As Marx argued: “Capital is…not only a sum of material products; it is a sum of commodities, of exchange values, of social magnitudes.” In turn, capital becomes capital by being “an independent social power, that is, as the power of a portion of society, by means of its exchange for direct, living labour power.” Creditors and central banks, for instance, demonstrate their ‘independent social power’ by virtue of becoming the main purveyor of credit, as certain economists and historians have highlighted. Leaders and policymakers then have to deflect attention away from this reality through propaganda and mania. As John Maynard Keynes once said: “It’s the art of statesmanship to tell lies but they must be ‘plausible lies.’” It follows that: “Once you enter the realm of plausible lies, you are in the realm of real-world policy.” 

Certain scholars and thinkers have also drawn parallels between our current situation with the situation that developed in Rome as it approached its imperial collapse many centuries ago. As Michael Hudson wrote: “While the narrow ruling class benefited financially from Rome’s empire, the domestic debt burden led to constant civil warfare and helped concentrate landholdings into vast latifundia, which Pliny blamed for being ‘the ruin of Rome.’” Hudson added:

“Rome’s collapse into a Dark Age of subsistence production is the most relevant lesson to be drawn from ancient empire-building. Rome, with its imperial center’s domestic debt burden, polarization of wealth and bleeding of its allies, can be viewed as a precursor of today’s American empire. Rome’s resulting collapse into serfdom stands as a warning to civilization to avoid the dangers inherent in today’s similar financial and oligarchic polarization.” 

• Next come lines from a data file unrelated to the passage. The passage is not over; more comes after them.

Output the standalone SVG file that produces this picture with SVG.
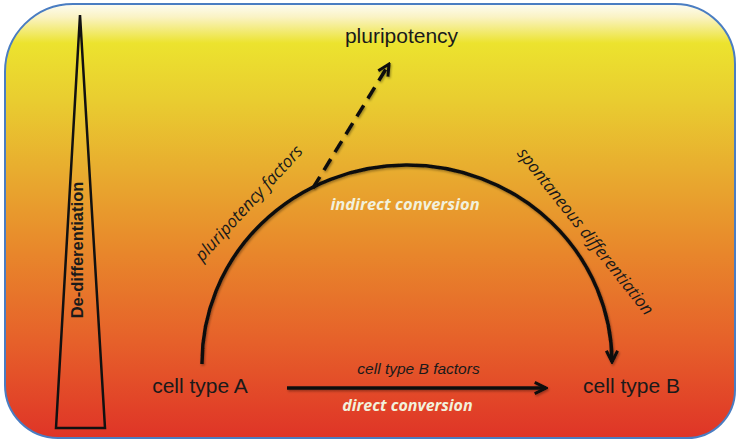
<svg xmlns="http://www.w3.org/2000/svg" width="736" height="441" viewBox="0 0 736 441">
  <defs>
    <linearGradient id="bg" gradientUnits="userSpaceOnUse" x1="0" y1="4" x2="0" y2="438">
      <stop offset="0" stop-color="#fdfcf2"/>
      <stop offset="0.03" stop-color="#faf3c4"/>
      <stop offset="0.09" stop-color="#ece32e"/>
      <stop offset="0.22" stop-color="#e9cd30"/>
      <stop offset="0.38" stop-color="#e8ad2f"/>
      <stop offset="0.57" stop-color="#e8872b"/>
      <stop offset="0.78" stop-color="#e6602a"/>
      <stop offset="1" stop-color="#df3427"/>
    </linearGradient>
    <filter id="sh" filterUnits="userSpaceOnUse" x="0" y="0" width="736" height="441">
      <feDropShadow dx="1" dy="1.5" stdDeviation="1" flood-color="#000" flood-opacity="0.35"/>
    </filter>
    <marker id="arr" viewBox="0 0 12 12" refX="10.5" refY="6" markerWidth="15" markerHeight="15" orient="auto" markerUnits="userSpaceOnUse">
      <path d="M1.5,1.5 L10.5,6 L1.5,10.5" fill="none" stroke="#111" stroke-width="2.4" stroke-dasharray="none" stroke-linejoin="miter"/>
    </marker>
    <style>
      .lbl { font-family: "Liberation Sans", Arial, sans-serif; fill: #1a1a1a; }
      .it { font-family: "Open Sans", "Liberation Sans", sans-serif; font-style: italic; fill: #1a1a1a; }
      .wh { font-family: "Open Sans", "Liberation Sans", sans-serif; font-style: italic; font-weight: bold; fill: #f2f1dc; }
      .conn { fill: none; stroke: #111; stroke-width: 3.5; }
    </style>
  </defs>

  <g id="background">
    <path d="M73 4 H675 A60 60 0 0 1 735 64 V390 A48 48 0 0 1 687 438 H58 A53 53 0 0 1 5 385 V72 A68 68 0 0 1 73 4 Z" fill="url(#bg)" stroke="#4a7dc2" stroke-width="2"/>
  </g>

  <g id="de-differentiation">
    <polygon points="80,15 105,428 56,428" fill="none" stroke="#111" stroke-width="2.5" stroke-linejoin="miter"/>
    <text class="lbl" transform="translate(83,250) rotate(-90)" text-anchor="middle" font-size="16.5" font-weight="bold">De-differentiation</text>
  </g>

  <g id="pluripotency">
    <text class="lbl" x="401.5" y="43" text-anchor="middle" font-size="21">pluripotency</text>
  </g>

  <g id="cell-type-a">
    <text class="lbl" x="200" y="393" text-anchor="middle" font-size="21">cell type A</text>
  </g>

  <g id="cell-type-b">
    <text class="lbl" x="631.5" y="393" text-anchor="middle" font-size="21">cell type B</text>
  </g>

  <g id="connectors">
    <path class="conn" filter="url(#sh)" d="M202 364 A205 198 0 0 1 612 362" marker-end="url(#arr)"/>
    <path class="conn" filter="url(#sh)" d="M313 188 L389 64" stroke-dasharray="13 8" marker-end="url(#arr)"/>
    <path class="conn" filter="url(#sh)" d="M287 388 L546 388" marker-end="url(#arr)"/>
    <text class="it" transform="translate(253,207) rotate(-47.5)" text-anchor="middle" font-size="17">pluripotency factors</text>
    <text class="it" transform="translate(581,235) rotate(51.6)" text-anchor="middle" font-size="17">spontaneous differentiation</text>
    <text class="wh" x="405" y="210" text-anchor="middle" font-size="16.5">indirect conversion</text>
    <text class="lbl" x="418.5" y="374" text-anchor="middle" font-size="15.5" font-style="italic">cell type B factors</text>
    <text class="wh" x="407.5" y="411" text-anchor="middle" font-size="16">direct conversion</text>
  </g>
</svg>
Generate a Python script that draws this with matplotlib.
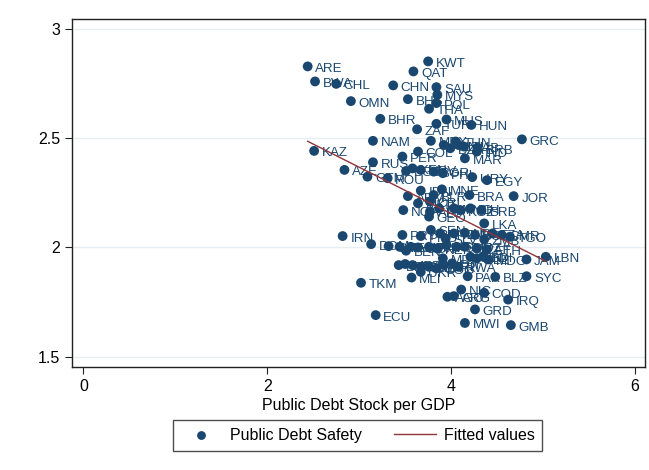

Since World War II, the United States used its unipolar power in the international system to “subjugate” other economies and to thwart their ability to achieve “self-sufficiency” through various ways and means in an effort to prevent these economies from competing with the United States. Both economic and military instruments were used by the United States in order to foster and sustain this general state of dependence and subjugation on the part of other nations, all of which in turn drove the United States into the dangerous “debtor status” that it faces today. 

But as Hudson noted, the United States has sought to turn its debt into a boon rather than a bane by getting other countries to lend their dollar inflows to the United States for “Treasury Securities” or “Treasury IOUs.” And in a sense, this circling or dancing around the debt in order to perpetuate an international system based on dependence and subjugation towards the United States through the diversion of foreign-held dollars for “Treasury IOUs” is a “House of Cards” that may collapse depending on how a largely complex, paradoxical, and uncertain situation plays out. One of the ways by which this delicate dance around the U.S. debt can collapse is if other countries decide that their economic interdependence – which the United States is separated from due to its geographical isolation and its largely independent market – translates into an alternative currency in order to settle their “mutual obligations.” In turn, this circling and delicate dance also has to take an evolving international system and a “multipolar” world into account, which means that changes and shifts are in the cards as a result of a delicate dance now becoming a walk on a tightrope for a number of the parties involved.